» RECORDED DATA:
· · · ·

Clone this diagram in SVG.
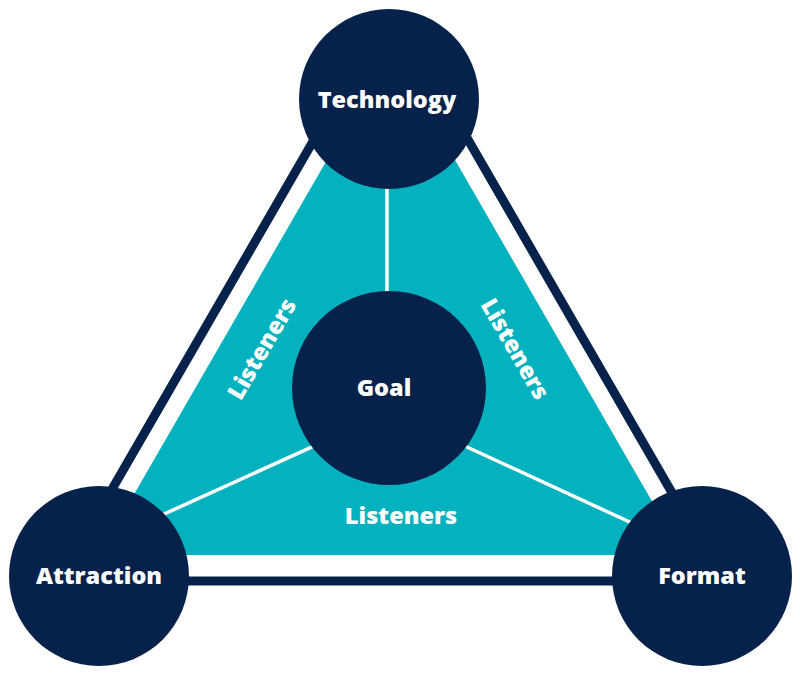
<svg xmlns="http://www.w3.org/2000/svg" width="800" height="685" viewBox="0 0 800 685">
<style>
.node{fill:#07224a}
.lbl{fill:#ffffff;font-family:"Open Sans","Liberation Sans",sans-serif;font-weight:800;font-size:23.5px;text-anchor:middle}
.div{stroke:#ffffff;stroke-width:3.5;fill:none}
</style>
<rect width="800" height="685" fill="#ffffff"/>
<g id="frame">
<path d="M360,60 L59,581 L723,581 L422,60" fill="none" stroke="#07224a" stroke-width="9" stroke-linejoin="miter"/>
<polygon points="391,49 99,555 683,555" fill="#03b2be"/>
</g>
<g id="connectors">
<line class="div" x1="387" y1="150" x2="387" y2="330"/>
<line class="div" x1="389" y1="412" x2="140" y2="525"/>
<line class="div" x1="389" y1="411" x2="660" y2="536"/>
</g>
<g id="sector-labels">
<text class="lbl" x="401" y="524">Listeners</text>
<text class="lbl" transform="translate(262,349) rotate(-60)" y="8">Listeners</text>
<text class="lbl" transform="translate(515,349) rotate(60)" y="8">Listeners</text>
</g>
<g id="technology">
<circle class="node" cx="389" cy="99" r="90"/>
<text class="lbl" x="387" y="108">Technology</text>
</g>
<g id="attraction">
<circle class="node" cx="99" cy="576" r="90"/>
<text class="lbl" x="99" y="584">Attraction</text>
</g>
<g id="format">
<circle class="node" cx="702" cy="576" r="90"/>
<text class="lbl" x="702" y="584">Format</text>
</g>
<g id="goal">
<circle class="node" cx="389" cy="388" r="97"/>
<text class="lbl" x="384" y="396">Goal</text>
</g>
</svg>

· · · ·

» WHAT YOU SHOULD DO:
Write out each line of the data exactly; the images should be left out.

» SOLUTION:
Clone this diagram in SVG.
<svg xmlns="http://www.w3.org/2000/svg" width="800" height="685" viewBox="0 0 800 685">
<style>
.node{fill:#07224a}
.lbl{fill:#ffffff;font-family:"Open Sans","Liberation Sans",sans-serif;font-weight:800;font-size:23.5px;text-anchor:middle}
.div{stroke:#ffffff;stroke-width:3.5;fill:none}
</style>
<rect width="800" height="685" fill="#ffffff"/>
<g id="frame">
<path d="M360,60 L59,581 L723,581 L422,60" fill="none" stroke="#07224a" stroke-width="9" stroke-linejoin="miter"/>
<polygon points="391,49 99,555 683,555" fill="#03b2be"/>
</g>
<g id="connectors">
<line class="div" x1="387" y1="150" x2="387" y2="330"/>
<line class="div" x1="389" y1="412" x2="140" y2="525"/>
<line class="div" x1="389" y1="411" x2="660" y2="536"/>
</g>
<g id="sector-labels">
<text class="lbl" x="401" y="524">Listeners</text>
<text class="lbl" transform="translate(262,349) rotate(-60)" y="8">Listeners</text>
<text class="lbl" transform="translate(515,349) rotate(60)" y="8">Listeners</text>
</g>
<g id="technology">
<circle class="node" cx="389" cy="99" r="90"/>
<text class="lbl" x="387" y="108">Technology</text>
</g>
<g id="attraction">
<circle class="node" cx="99" cy="576" r="90"/>
<text class="lbl" x="99" y="584">Attraction</text>
</g>
<g id="format">
<circle class="node" cx="702" cy="576" r="90"/>
<text class="lbl" x="702" y="584">Format</text>
</g>
<g id="goal">
<circle class="node" cx="389" cy="388" r="97"/>
<text class="lbl" x="384" y="396">Goal</text>
</g>
</svg>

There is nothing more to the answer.